Pour ce qui concerne la question relative aux vérités alternatives, ces réserves de change n'ont jamais été pour la France une source d'enrichissement. La dette de la France n'est pas financée grâce à elles. Il faut être très clair. Le montant centralisé à Paris est de l'ordre de 10 à 12 milliards d'euros, en fonction des années. Or, la dette de la France est de l'ordre de 1 700 milliards.
La garantie a bien été utilisée à plusieurs reprises à différentes périodes. Elle a notamment été utilisée entre 1987 et 1991 de manière oscillante, avant la dévaluation de 1994. Depuis, elle n'a plus été utilisée.
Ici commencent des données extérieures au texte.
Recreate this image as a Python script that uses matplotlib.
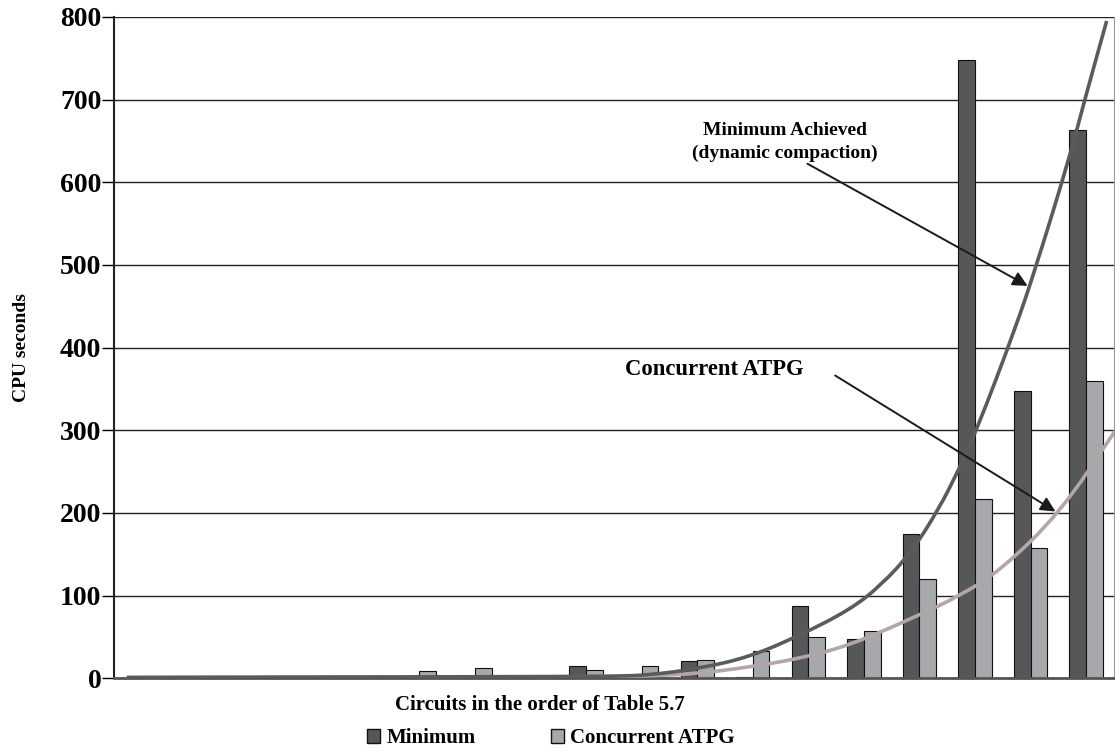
import matplotlib
matplotlib.use("Agg")
import matplotlib.pyplot as plt
import numpy as np
from matplotlib.patches import Patch, PathPatch
from matplotlib.path import Path

# CPU seconds per circuit (18 circuits, order of Table 5.7)
minimum = [0, 0, 0, 0, 0, 0, 0, 0, 15, 0, 21, 2, 88, 47, 174, 748, 347, 663]
concurrent = [0, 0, 0, 0, 0, 8.5, 12, 0, 10.5, 15, 22, 33, 50, 57, 120, 217, 158, 360]

# trend curves (x in circuit positions, y in CPU seconds)
trend_min_x = [-0.27, 7.35, 8.55, 9.15, 10.05, 10.95, 11.85, 12.75, 13.30, 13.85,
               14.35, 14.69, 15.03, 15.72, 16.11, 16.71, 16.98, 17.37]
trend_min_y = [1, 2, 2.5, 4, 12, 26, 52, 83, 112, 152, 205, 250, 300, 422, 500, 632, 701, 795]
trend_con_x = [-0.27, 8.25, 9.15, 10.05, 10.95, 11.85, 12.75, 13.95, 14.73, 15.45, 16.53, 17.52]
trend_con_y = [1, 1.5, 2.8, 6, 13.7, 24, 40, 75, 100, 130, 200, 299]

yticks = [0, 100, 200, 300, 400, 500, 600, 700, 800]

dark = "#555759"
light = "#a7a8ac"
font = "Liberation Serif"


def smooth_path(xs, ys):
    # quadratic bezier through midpoints, read points act as control points
    verts = [(xs[0], ys[0])]
    codes = [Path.MOVETO]
    for i in range(1, len(xs) - 1):
        verts.append((xs[i], ys[i]))
        verts.append(((xs[i] + xs[i + 1]) / 2, (ys[i] + ys[i + 1]) / 2))
        codes += [Path.CURVE3, Path.CURVE3]
    verts.append((xs[-1], ys[-1]))
    codes.append(Path.LINETO)
    return Path(verts, codes)


fig = plt.figure(figsize=(11.15, 7.52), dpi=100)
ax = fig.add_axes([0.1022, 0.098, 0.8968, 0.8796])

x = np.arange(len(minimum))
w = 0.3
ax.bar(x - w / 2, minimum, w, color=dark, edgecolor="#111111", linewidth=0.8, zorder=2)
ax.bar(x + w / 2, concurrent, w, color=light, edgecolor="#111111", linewidth=0.8, zorder=2)

ax.add_patch(PathPatch(smooth_path(trend_con_x, trend_con_y), fill=False,
                       edgecolor="#b3a6a6", lw=2.6, zorder=3))
ax.add_patch(PathPatch(smooth_path(trend_min_x, trend_min_y), fill=False,
                       edgecolor="#5a5b5d", lw=2.6, zorder=3))

ax.set_xlim(-0.5, 17.5)
ax.set_ylim(0, 800)
ax.set_yticks(yticks)
ax.set_yticklabels([str(t) for t in yticks], fontfamily=font, fontweight="bold", fontsize=20)
ax.set_xticks([])
ax.tick_params(axis="y", direction="out", length=9, width=1, pad=0)
ax.grid(axis="y", color="#222222", lw=1, zorder=0)
ax.set_axisbelow(True)

ax.spines["left"].set_color("#222222")
ax.spines["left"].set_linewidth(1.5)
ax.spines["bottom"].set_color("#555555")
ax.spines["bottom"].set_linewidth(2)
ax.spines["right"].set_color("#999999")
ax.spines["top"].set_visible(False)

ax.set_ylabel("CPU seconds", fontfamily=font, fontweight="bold", fontsize=14, labelpad=22)

fig.text(0.484, 1 - 705 / 752, "Circuits in the order of Table 5.7", ha="center", va="center",
         fontfamily=font, fontweight="bold", fontsize=15)

ax.text(11.58, 649, "Minimum Achieved\n(dynamic compaction)", ha="center", va="center",
        fontfamily=font, fontweight="bold", fontsize=14, linespacing=1.45)
ax.annotate("", xy=(15.99, 473), xytext=(11.94, 624),
            arrowprops=dict(arrowstyle="-|>", color="#1a1a1a", lw=1.4, mutation_scale=22))

ax.text(10.3, 373, "Concurrent ATPG", ha="center", va="center",
        fontfamily=font, fontweight="bold", fontsize=16.3)
ax.annotate("", xy=(16.49, 200), xytext=(12.44, 368),
            arrowprops=dict(arrowstyle="-|>", color="#1a1a1a", lw=1.4, mutation_scale=22))

handles = [Patch(facecolor=dark, edgecolor="#111111", label="Minimum"),
           Patch(facecolor=light, edgecolor="#111111", label="Concurrent ATPG")]
fig.legend(handles=handles, loc="center", bbox_to_anchor=(0.494, 1 - 738 / 752), ncol=2,
           frameon=False, handlelength=0.65, handleheight=0.65, handletextpad=0.3,
           columnspacing=3.6, prop={"family": font, "weight": "bold", "size": 15})

fig.savefig("out.png", dpi=100)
La question de l'intégration plus large rejoint celle du Nigéria et de son intégration en zone CEDEAO. La France est très favorable à son intégration réelle au sein des pays de l'UEMOA. D'autres pays sont déjà dans cette démarche : la Gambie est associée au Sénégal, le Ghana est très proche de la Côte d'Ivoire. Cette intégration est donc possible. Elle se fera probablement par l'agrégation progressive de certains pays qui pourraient avoir un intérêt à rejoindre l'UEMOA.
Notre analyse ne permet pas de constater une surévaluation du taux de change. Elle rejoint celle du FMI et celle d'autres observateurs : le taux de change n'est pas désaligné par rapport aux fondamentaux.
Au sujet des levées de fonds de start-up, elles ne sont pas nombreuses. Et ce ne sont pas des levées de fonds en appel public à l'épargne, sous la forme d'insertion dans les circuits boursiers. Les financements se font en monnaie locale. D'ailleurs, outre les accords de coopération monétaire, il existe des accords et des actions de soutien au développement via nos différents canaux, notamment l'Agence française de développement. Notre initiative, qui s'appelle Choose Africa , vient en soutien aux start-ups africaines, avec des devises locales. Certains financements se font en dollars, à New York ou à Londres, mais ils restent relativement marginaux.
Concernant le Congo Brazzaville, qui est dans la zone franc, il ne dispose pas de réserves de change spécifiques.
Au sujet des banques de proximité, il existe effectivement un mouvement de retrait des banques françaises classiques dans les pays africains. M. Marc Le Fur l'a évoqué, ce fait est regretté par un certain nombre d'acteurs. Nous essayons de comprendre les raisons de ces choix commerciaux, mais ils relèvent avant tout des stratégies commerciales des banques concernées. Nous dialoguons avec elles, bien entendu, parce qu'il y a des opportunités d'affaires intéressantes à l'échelle du continent africain.